Leveraging 3D Wheeler Diagrams and relative time mapping in seismic data to improve stratigraphic interpretation: Application, Assumptions, and Sequence Stratigraphic Revelations

Abstract:

Our understanding of subsurface stratigraphic relationships is guided by stratigraphic concepts that were developed using many varieties and scales of data including paleontological samples, cuttings and core, outcrop analogs, well logs, and seismic. Subsurface stratigraphic correlations are strongly influenced by the type, density, and distribution of the data available. The exploration geologist typically interprets 2D and 3D seismic reflections to define prospects and plays. In structurally simple areas, he or she often assumes that seismic reflectors mark depositional boundaries that are essentially time-synchronous events represented by a single wavelet character.

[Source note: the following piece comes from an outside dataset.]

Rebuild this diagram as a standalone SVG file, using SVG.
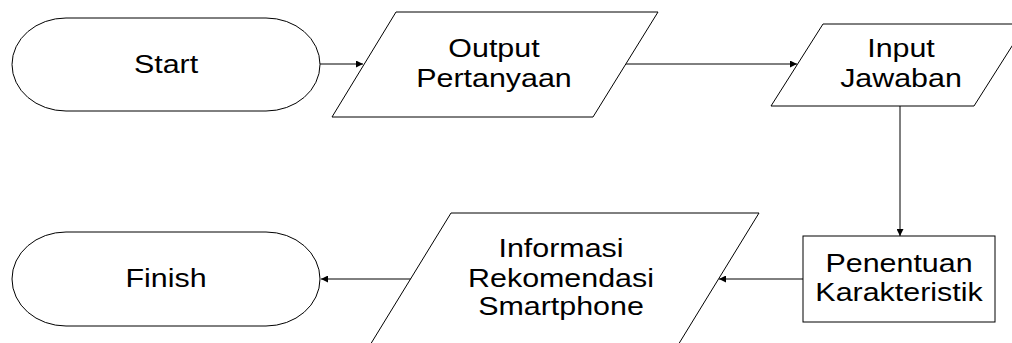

In reality, seismic reflectors usually display spatial wavelet variability, seldom resolve individual beds and are the product of the amplitude expression of a range of lithologic changes that encompasses a range of geologic time and depositional processes. Our assumption that seismic reflections are time-synchronous can lead to errors in stratigraphic correlation that only become evident when our prediction of well or field performance is unrealized. To mitigate the potential for this correlation error, we must modify how we interpret seismic data. 

 In this presentation we will focus on the concept of defining or approximating time-correlative surfaces in seismic data, leverage concepts of the Wheeler transform to place these seismic reflectors into the relative time domain and then examine the diachronous nature of these time-mapped surfaces in 3D. We will then explore how the 3D mapping of time-correlative surfaces fits sequence stratigraphic concepts and discuss whether this new approach requires us to change our interpretation paradigms.